In those days, the various representatives of Basque villages in the province of Biscay held meetings under the
shade of trees, none more famous or revered today as a big oak named Gernikako Arbola (Basque for "Tree
of Gernika").
When assemblies moved indoors in the early 16th century, the old tree gained a symbolic meaning, representing the traditional freedoms (or Fueros) of the Biscayan people
-- and by extension the people of Basque as a whole.
The green saltire that diagonally bisects the Ikurrina -- the official Basque flag -- is said to represent the oak and the historical laws that it symbolizes.
It is also the name of the Basque anthem, which states, "The Tree of Guernica is blessed among the Basques; absolutely loved. Give and deliver the fruit unto the world. We adore you, holy tree."
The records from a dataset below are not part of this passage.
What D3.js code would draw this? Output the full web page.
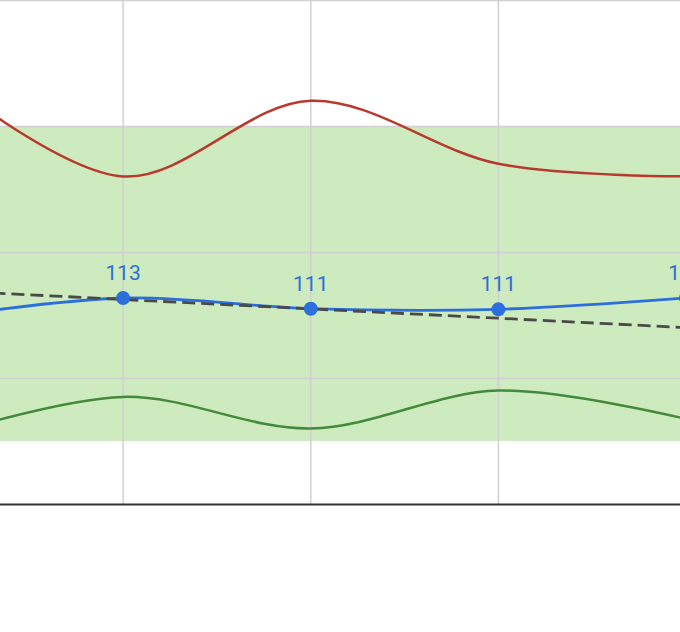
<!DOCTYPE html>
<html><head><meta charset="utf-8">
<script src="https://cdn.jsdelivr.net/npm/d3@7"></script>
<style>html,body{margin:0;padding:0;background:#fff;overflow:hidden}</style>
</head><body>
<svg id="c" width="680" height="632"></svg>
<script>
const categories = ["P0","P1","P2","P3","P4"];
const upperValues = [148.5, 132, 144, 134, 132];
const mainValues = [109.5, 112.7, 111, 110.9, 112.7];
const lowerValues = [90.5, 97, 92, 98, 93.5];
const trendValues = [113.95, 112.46, 110.97, 109.49, 108.0];
const bandLow = 90, bandHigh = 140;
const yTicks = [80, 100, 120, 140, 160];

const svg = d3.select("#c");
const x = d3.scalePoint().domain(categories).range([-64.5, 686]);
const y = d3.scaleLinear().domain([80, 160]).range([504, 0]);

// band
svg.append("rect").attr("x", 0).attr("width", 680)
  .attr("y", y(bandHigh)).attr("height", y(bandLow) - y(bandHigh))
  .attr("fill", "#cdebbe");

// grid
svg.append("g").selectAll("line").data(yTicks.filter(t => t > 80)).join("line")
  .attr("x1", 0).attr("x2", 680).attr("y1", d => y(d) + 0.5).attr("y2", d => y(d) + 0.5)
  .attr("stroke", "#d0d0d0").attr("stroke-width", 1.5);
svg.append("g").selectAll("line").data(categories).join("line")
  .attr("y1", 0).attr("y2", 504).attr("x1", d => x(d)).attr("x2", d => x(d))
  .attr("stroke", "#d0d0d0").attr("stroke-width", 1.5);

// baseline axis
svg.append("line").attr("x1", 0).attr("x2", 680).attr("y1", y(80)+0.5).attr("y2", y(80)+0.5)
  .attr("stroke", "#333").attr("stroke-width", 2);

const line = vals => d3.line().x((d, i) => x(categories[i])).y(d => y(d)).curve(d3.curveCatmullRom.alpha(0.5))(vals);

svg.append("path").attr("d", line(upperValues)).attr("fill", "none").attr("stroke", "#b83a2e").attr("stroke-width", 2.5);
svg.append("path").attr("d", line(lowerValues)).attr("fill", "none").attr("stroke", "#438a3a").attr("stroke-width", 2.5);
svg.append("path").attr("d", line(mainValues)).attr("fill", "none").attr("stroke", "#2a6fdc").attr("stroke-width", 2.8);
svg.append("path").attr("d", d3.line().x((d, i) => x(categories[i])).y(d => y(d))(trendValues))
  .attr("fill", "none").attr("stroke", "#4a4a4a").attr("stroke-width", 2.8).attr("stroke-dasharray", "13,6");

svg.append("g").selectAll("circle").data(mainValues).join("circle")
  .attr("cx", (d, i) => x(categories[i])).attr("cy", d => y(d)).attr("r", 7).attr("fill", "#2a6fdc");

svg.append("g").selectAll("text").data(mainValues).join("text")
  .attr("x", (d, i) => x(categories[i])).attr("y", d => y(d) - 18)
  .attr("text-anchor", "middle").attr("font-family", "Roboto, sans-serif").attr("font-size", 21)
  .attr("fill", "#2a6fdc").text(d => Math.round(d));
</script>
</body></html>
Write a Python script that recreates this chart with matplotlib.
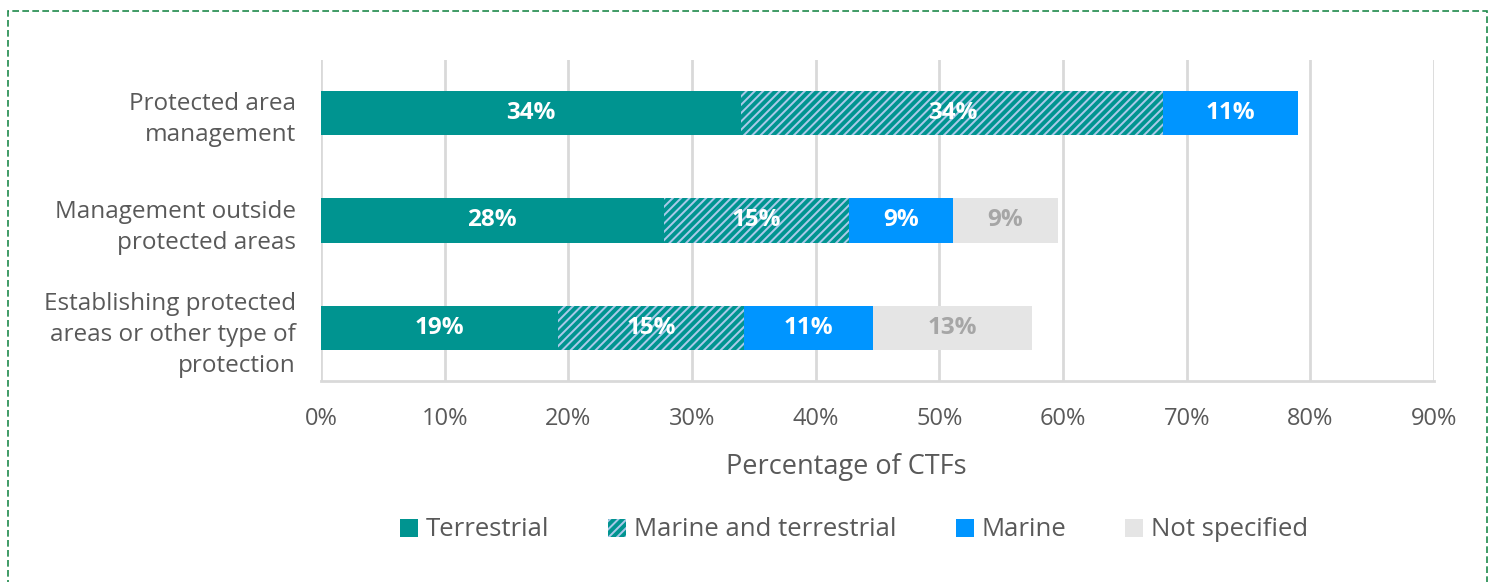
import matplotlib
matplotlib.use('Agg')
import matplotlib.pyplot as plt
import matplotlib.patches as mpatches
import numpy as np

# Dados
categorias = ['Protected area\nmanagement',
              'Management outside\nprotected areas',
              'Establishing protected\nareas or other type of\nprotection']
series = ['Terrestrial', 'Marine and terrestrial', 'Marine', 'Not specified']
terrestrial = [34.0, 27.7, 19.2]
marine_terr = [34.1, 15.0, 15.0]
marine = [10.9, 8.4, 10.4]
nao_especificado = [0.0, 8.5, 12.9]
rotulos = [
    ['34%', '28%', '19%'],
    ['34%', '15%', '15%'],
    ['11%', '9%', '11%'],
    ['', '9%', '13%'],
]
xticks = [0, 10, 20, 30, 40, 50, 60, 70, 80, 90]

TEAL = '#009490'
AZUL = '#0095ff'
CINZA = '#e5e5e5'
TEXTO = '#595959'

plt.rcParams['font.family'] = ['Open Sans', 'DejaVu Sans']
plt.rcParams['hatch.linewidth'] = 2.8

fig = plt.figure(figsize=(14.94, 5.82), dpi=100)
ax = fig.add_axes([321 / 1494, 1 - 381 / 582, (1434 - 321) / 1494, (381 - 60) / 582])

y = np.arange(len(categorias))
valores = [terrestrial, marine_terr, marine, nao_especificado]
estilos = [
    dict(color=TEAL),
    dict(facecolor='#a9c9e9', edgecolor=TEAL, hatch='////', linewidth=0),
    dict(color=AZUL),
    dict(color=CINZA),
]
cores_texto = ['white', 'white', 'white', '#a6a6a6']

esquerda = np.zeros(len(categorias))
handles = []
for i, nome in enumerate(series):
    vals = np.array(valores[i])
    barras = ax.barh(y, vals, left=esquerda, height=0.41, label=nome, zorder=3, **estilos[i])
    handles.append(barras)
    for j, b in enumerate(barras):
        if vals[j] > 0 and rotulos[i][j]:
            ax.text(esquerda[j] + vals[j] / 2, y[j], rotulos[i][j], ha='center', va='center',
                    color=cores_texto[i], fontsize=17.5, fontweight='bold', zorder=4)
    esquerda = esquerda + vals

ax.set_ylim(2.49, -0.49)
ax.set_xlim(0, 90)
ax.set_yticks(y)
ax.set_yticklabels(categorias, fontsize=17.5, color=TEXTO, linespacing=1.4)
ax.set_xticks(xticks)
ax.set_xticklabels([f'{v}%' for v in xticks], fontsize=17, color=TEXTO)
ax.tick_params(axis='both', length=0)
ax.tick_params(axis='y', pad=18)
ax.tick_params(axis='x', pad=19)

ax.grid(axis='x', color='#d9d9d9', linewidth=2, zorder=0)
for lado in ['top', 'right', 'left']:
    ax.spines[lado].set_visible(False)
ax.spines['bottom'].set_color('#d9d9d9')
ax.spines['bottom'].set_linewidth(2)

ax.set_xlabel('Percentage of CTFs', fontsize=19.5, color=TEXTO)
ax.xaxis.set_label_coords((846 - 321) / 1113, -(467 - 381) / 321)
ax.xaxis.label.set_va('center')

leg = fig.legend(handles=handles, labels=series, loc='center', bbox_to_anchor=(854 / 1494, 1 - 530 / 582),
                 ncol=4, frameon=False, fontsize=18.5, labelcolor=TEXTO,
                 handlelength=0.7, handleheight=0.7, handletextpad=0.3, columnspacing=2.3)

# Moldura tracejada
moldura = mpatches.Rectangle((8 / 1494, -0.05), (1487 - 8) / 1494, 1.05 - 11 / 582,
                             transform=fig.transFigure, fill=False, edgecolor='#1f8a4c',
                             linewidth=1.2, linestyle=(0, (4, 2)), clip_on=False)
fig.patches.append(moldura)

plt.savefig('out.png', dpi=100)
Rooted in Carlism and the loss of the relationship between the Basque provinces and the Spanish crown under the Ancien Régime, Basque nationalism has long called for independence from Spain and France, but has also been the source of much violence. The armed separatist group ETA (Euskadi Ta Askatasuna, Basque for "Basque Homeland and Freedom") has claimed the lives of 825 people since the late 1960s.
Recently,
there has been talk of a Spain
without ETA. The group, which called a cease-fire in September, has not
killed anyone in a year.
ETA "has never been as weak and cornered as it is now," Foreign
Minister Trinidad Jimenez told Spain's
parliament last month, according to an AP
report. "The end of ETA is near."
As some former members of ETA's banned political wing Batasuna call for a permanent
cease-fire and move towards the formation of a legitimate party, perhaps they
can help the abandonment of ETA's fearful symbol -- a
snake wrapped around an axe -- and instead call for a return to the deeper
roots of the Gernikako Arbola.
After all, the medieval Basque representatives would not have enjoyed a protective
shade if their great oak had met an angry axe.